> Written instruction
Only a number is wanted: the count of lines in this listing that contain "code".

> Provided material

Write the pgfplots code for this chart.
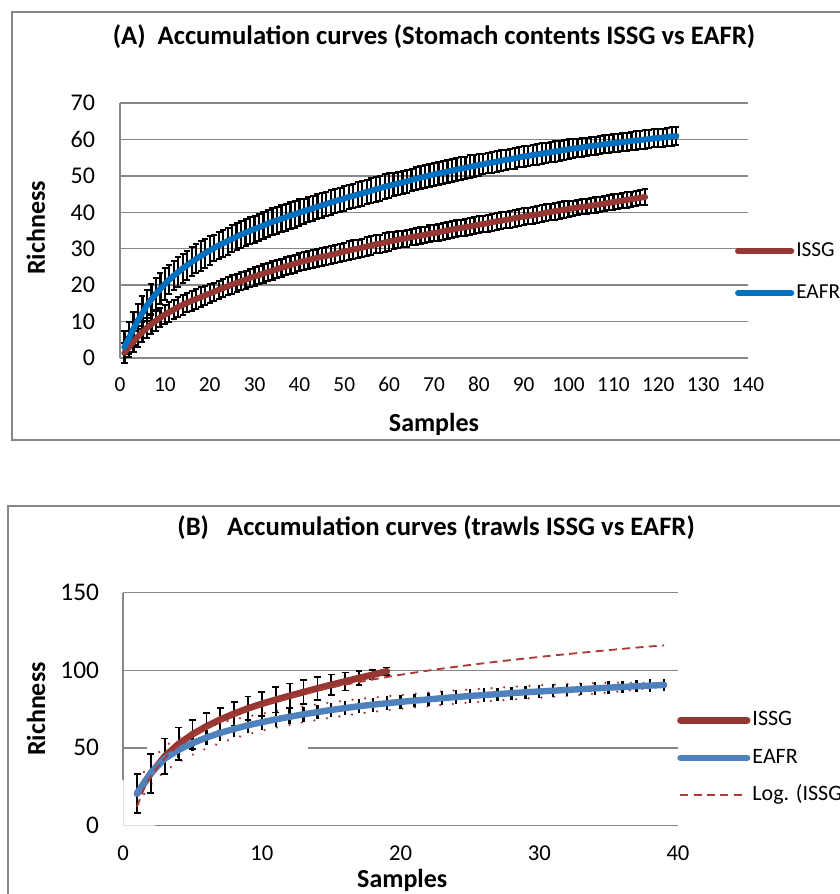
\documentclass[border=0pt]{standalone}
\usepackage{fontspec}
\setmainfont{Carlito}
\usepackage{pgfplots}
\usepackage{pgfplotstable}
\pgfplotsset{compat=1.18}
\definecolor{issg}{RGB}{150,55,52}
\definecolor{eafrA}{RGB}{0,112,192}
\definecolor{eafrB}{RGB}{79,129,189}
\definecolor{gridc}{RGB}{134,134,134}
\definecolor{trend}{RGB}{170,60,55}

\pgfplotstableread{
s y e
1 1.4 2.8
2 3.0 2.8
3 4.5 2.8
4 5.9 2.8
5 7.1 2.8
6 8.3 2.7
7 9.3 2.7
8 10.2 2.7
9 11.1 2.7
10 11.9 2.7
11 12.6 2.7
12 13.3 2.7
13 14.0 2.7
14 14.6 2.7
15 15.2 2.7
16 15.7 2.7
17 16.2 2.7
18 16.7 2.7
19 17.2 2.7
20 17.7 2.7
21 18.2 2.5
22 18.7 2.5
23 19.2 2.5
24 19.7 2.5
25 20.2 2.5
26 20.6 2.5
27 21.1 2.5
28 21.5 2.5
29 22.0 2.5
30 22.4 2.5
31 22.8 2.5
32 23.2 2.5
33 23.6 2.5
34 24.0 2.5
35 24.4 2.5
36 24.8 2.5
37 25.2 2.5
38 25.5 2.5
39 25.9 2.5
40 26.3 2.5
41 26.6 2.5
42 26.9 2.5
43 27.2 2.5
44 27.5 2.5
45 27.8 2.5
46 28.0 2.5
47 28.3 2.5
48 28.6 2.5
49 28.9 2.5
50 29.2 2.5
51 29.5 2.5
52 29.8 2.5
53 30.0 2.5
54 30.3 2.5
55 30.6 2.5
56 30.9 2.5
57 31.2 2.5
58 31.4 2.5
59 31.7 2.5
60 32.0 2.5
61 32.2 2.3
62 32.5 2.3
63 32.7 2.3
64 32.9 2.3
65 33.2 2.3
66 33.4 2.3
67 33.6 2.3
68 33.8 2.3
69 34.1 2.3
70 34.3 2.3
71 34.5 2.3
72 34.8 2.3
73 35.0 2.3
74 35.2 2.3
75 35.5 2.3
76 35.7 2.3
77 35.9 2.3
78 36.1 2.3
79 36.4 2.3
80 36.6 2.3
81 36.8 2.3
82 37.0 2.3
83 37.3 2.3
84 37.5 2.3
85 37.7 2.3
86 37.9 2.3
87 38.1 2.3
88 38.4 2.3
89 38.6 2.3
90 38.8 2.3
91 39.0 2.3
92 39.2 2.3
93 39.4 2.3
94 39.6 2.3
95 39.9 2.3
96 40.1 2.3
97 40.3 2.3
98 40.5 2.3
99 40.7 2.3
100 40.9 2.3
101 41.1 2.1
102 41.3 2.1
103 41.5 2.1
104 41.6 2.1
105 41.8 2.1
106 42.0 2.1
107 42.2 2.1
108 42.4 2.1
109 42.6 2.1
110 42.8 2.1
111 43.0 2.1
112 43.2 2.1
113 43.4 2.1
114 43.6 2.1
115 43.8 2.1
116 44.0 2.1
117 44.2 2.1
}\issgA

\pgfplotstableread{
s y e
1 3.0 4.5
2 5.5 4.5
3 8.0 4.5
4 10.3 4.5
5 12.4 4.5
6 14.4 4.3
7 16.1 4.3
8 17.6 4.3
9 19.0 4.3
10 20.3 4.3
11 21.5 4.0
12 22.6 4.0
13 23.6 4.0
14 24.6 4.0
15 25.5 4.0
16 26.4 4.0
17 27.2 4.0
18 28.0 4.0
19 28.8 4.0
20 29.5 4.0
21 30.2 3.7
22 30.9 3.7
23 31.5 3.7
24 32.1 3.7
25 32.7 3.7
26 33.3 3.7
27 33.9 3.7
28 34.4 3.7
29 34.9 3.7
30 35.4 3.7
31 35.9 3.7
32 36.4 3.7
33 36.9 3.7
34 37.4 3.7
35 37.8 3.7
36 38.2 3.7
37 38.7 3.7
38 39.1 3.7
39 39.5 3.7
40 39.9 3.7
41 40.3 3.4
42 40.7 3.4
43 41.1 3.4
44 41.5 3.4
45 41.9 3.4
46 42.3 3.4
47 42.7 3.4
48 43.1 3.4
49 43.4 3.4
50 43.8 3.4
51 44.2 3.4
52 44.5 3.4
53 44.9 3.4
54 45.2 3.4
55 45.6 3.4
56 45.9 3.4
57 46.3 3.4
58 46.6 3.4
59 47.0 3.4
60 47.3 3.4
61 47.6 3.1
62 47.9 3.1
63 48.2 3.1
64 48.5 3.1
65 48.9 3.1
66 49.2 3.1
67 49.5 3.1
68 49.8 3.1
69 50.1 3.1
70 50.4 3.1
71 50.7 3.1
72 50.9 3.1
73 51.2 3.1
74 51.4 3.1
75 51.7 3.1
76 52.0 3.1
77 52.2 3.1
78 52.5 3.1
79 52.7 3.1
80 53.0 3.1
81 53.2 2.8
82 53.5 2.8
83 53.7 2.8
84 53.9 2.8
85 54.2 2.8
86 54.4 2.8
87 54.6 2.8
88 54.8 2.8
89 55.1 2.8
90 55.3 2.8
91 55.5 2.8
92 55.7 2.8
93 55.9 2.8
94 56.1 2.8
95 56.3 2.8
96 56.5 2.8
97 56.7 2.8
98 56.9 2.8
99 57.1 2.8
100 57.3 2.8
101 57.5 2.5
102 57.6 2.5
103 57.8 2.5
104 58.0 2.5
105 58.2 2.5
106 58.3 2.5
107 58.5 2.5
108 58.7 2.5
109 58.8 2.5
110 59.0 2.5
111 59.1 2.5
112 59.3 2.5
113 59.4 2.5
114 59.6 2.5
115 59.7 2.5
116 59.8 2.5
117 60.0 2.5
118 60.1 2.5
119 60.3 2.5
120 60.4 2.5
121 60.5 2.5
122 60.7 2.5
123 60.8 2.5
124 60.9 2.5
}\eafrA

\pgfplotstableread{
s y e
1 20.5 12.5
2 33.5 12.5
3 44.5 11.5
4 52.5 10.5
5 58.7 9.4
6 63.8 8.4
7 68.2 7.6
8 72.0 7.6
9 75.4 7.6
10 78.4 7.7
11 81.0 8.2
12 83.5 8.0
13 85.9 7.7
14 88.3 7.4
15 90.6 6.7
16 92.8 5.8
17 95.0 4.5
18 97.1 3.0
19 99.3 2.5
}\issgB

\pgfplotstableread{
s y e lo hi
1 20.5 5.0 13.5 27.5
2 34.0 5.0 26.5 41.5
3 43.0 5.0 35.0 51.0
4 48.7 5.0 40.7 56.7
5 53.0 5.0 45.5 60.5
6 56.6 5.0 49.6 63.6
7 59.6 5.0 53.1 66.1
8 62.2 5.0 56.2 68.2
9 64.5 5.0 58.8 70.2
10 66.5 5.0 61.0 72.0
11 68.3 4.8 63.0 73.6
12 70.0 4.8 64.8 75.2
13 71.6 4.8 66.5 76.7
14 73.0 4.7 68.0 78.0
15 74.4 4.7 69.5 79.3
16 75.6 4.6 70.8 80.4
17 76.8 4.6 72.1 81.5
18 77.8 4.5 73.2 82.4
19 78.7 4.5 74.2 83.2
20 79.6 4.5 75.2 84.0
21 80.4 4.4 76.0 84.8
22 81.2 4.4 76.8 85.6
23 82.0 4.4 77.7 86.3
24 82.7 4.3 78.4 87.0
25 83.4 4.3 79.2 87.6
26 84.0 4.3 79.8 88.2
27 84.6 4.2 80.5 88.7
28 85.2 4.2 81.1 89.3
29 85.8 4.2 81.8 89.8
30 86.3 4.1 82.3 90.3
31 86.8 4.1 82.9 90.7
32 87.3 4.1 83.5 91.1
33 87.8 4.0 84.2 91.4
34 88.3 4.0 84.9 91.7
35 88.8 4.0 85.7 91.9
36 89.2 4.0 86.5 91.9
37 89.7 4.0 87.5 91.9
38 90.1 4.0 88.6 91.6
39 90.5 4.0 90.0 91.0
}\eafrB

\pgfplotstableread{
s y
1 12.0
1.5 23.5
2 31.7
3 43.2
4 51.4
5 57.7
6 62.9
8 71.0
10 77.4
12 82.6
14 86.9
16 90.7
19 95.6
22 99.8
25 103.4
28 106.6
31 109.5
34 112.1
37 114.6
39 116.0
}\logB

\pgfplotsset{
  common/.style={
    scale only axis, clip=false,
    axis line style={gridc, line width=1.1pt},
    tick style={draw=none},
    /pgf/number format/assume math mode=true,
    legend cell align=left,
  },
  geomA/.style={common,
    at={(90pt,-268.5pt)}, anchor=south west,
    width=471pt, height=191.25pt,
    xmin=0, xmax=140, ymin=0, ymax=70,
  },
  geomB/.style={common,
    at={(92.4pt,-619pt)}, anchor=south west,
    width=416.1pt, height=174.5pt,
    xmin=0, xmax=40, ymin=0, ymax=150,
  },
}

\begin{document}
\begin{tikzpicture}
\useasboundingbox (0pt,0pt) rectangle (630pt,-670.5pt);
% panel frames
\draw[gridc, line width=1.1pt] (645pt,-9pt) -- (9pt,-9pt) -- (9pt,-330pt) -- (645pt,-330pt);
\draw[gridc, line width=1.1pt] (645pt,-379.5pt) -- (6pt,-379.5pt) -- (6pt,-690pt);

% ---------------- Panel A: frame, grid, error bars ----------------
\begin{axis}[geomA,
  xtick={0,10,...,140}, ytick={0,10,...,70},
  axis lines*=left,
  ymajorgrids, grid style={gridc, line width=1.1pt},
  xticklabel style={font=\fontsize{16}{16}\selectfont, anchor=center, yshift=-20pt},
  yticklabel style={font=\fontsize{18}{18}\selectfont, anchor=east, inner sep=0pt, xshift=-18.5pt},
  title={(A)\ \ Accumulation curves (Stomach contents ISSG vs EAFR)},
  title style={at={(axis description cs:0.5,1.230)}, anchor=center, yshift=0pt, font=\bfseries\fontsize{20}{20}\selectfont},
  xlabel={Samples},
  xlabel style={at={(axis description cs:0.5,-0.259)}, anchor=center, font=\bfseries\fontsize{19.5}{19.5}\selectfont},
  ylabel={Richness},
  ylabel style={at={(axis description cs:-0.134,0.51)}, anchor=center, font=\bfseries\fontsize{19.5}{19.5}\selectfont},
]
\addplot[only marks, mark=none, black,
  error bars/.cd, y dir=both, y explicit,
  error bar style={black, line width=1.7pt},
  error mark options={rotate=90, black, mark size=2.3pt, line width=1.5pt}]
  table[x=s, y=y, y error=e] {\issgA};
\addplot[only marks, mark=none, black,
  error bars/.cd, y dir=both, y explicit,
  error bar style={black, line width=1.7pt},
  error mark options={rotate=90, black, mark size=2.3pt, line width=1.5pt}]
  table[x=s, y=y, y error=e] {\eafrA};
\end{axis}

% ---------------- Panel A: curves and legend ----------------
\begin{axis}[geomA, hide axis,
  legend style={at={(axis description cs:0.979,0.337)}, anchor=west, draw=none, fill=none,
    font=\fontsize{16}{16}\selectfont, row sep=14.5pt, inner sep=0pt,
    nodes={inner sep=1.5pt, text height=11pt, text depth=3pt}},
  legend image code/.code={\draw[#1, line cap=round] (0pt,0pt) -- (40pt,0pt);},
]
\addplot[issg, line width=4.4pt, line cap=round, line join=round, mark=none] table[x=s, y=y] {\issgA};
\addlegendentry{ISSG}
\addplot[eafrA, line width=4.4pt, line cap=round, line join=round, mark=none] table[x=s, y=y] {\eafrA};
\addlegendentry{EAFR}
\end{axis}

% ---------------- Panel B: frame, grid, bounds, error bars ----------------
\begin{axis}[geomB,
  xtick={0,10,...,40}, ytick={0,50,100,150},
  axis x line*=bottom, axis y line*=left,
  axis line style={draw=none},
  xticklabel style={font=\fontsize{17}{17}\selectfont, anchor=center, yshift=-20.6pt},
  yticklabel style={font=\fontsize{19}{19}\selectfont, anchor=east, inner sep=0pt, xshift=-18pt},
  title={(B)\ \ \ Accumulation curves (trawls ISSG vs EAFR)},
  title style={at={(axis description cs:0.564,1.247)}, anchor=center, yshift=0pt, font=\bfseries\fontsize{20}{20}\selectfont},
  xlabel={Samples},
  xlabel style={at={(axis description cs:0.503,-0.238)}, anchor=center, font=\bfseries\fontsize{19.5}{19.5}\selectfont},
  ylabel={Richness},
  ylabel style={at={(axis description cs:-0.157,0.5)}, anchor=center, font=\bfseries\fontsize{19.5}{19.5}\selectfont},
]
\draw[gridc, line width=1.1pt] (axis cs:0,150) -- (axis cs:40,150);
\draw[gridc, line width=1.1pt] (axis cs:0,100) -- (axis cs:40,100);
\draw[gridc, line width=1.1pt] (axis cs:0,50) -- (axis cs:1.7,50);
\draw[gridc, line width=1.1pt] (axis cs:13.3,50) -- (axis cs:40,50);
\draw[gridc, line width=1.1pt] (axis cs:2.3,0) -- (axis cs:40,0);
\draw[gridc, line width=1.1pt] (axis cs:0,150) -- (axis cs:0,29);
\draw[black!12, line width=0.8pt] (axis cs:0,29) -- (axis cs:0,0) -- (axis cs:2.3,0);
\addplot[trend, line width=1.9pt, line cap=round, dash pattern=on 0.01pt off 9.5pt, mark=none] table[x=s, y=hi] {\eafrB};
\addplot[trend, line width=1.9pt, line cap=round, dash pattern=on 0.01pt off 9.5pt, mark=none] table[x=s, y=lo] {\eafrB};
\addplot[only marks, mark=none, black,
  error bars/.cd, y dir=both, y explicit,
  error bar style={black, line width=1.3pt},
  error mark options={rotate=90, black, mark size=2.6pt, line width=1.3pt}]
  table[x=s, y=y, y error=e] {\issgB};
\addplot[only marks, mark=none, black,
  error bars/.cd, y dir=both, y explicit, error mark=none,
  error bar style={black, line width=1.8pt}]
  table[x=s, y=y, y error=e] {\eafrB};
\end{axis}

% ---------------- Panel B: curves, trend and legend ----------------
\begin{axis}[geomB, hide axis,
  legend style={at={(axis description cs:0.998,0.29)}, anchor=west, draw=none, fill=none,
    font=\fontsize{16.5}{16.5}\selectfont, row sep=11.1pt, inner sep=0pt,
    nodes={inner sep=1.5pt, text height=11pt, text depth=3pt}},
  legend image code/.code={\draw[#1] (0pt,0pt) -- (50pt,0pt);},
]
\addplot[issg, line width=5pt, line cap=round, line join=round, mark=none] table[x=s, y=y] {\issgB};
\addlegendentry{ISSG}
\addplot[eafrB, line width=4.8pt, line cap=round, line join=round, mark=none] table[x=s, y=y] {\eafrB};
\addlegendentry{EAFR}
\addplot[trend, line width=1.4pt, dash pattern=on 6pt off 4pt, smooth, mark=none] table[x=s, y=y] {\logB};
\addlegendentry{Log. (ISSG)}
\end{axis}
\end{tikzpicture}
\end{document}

> Full response
3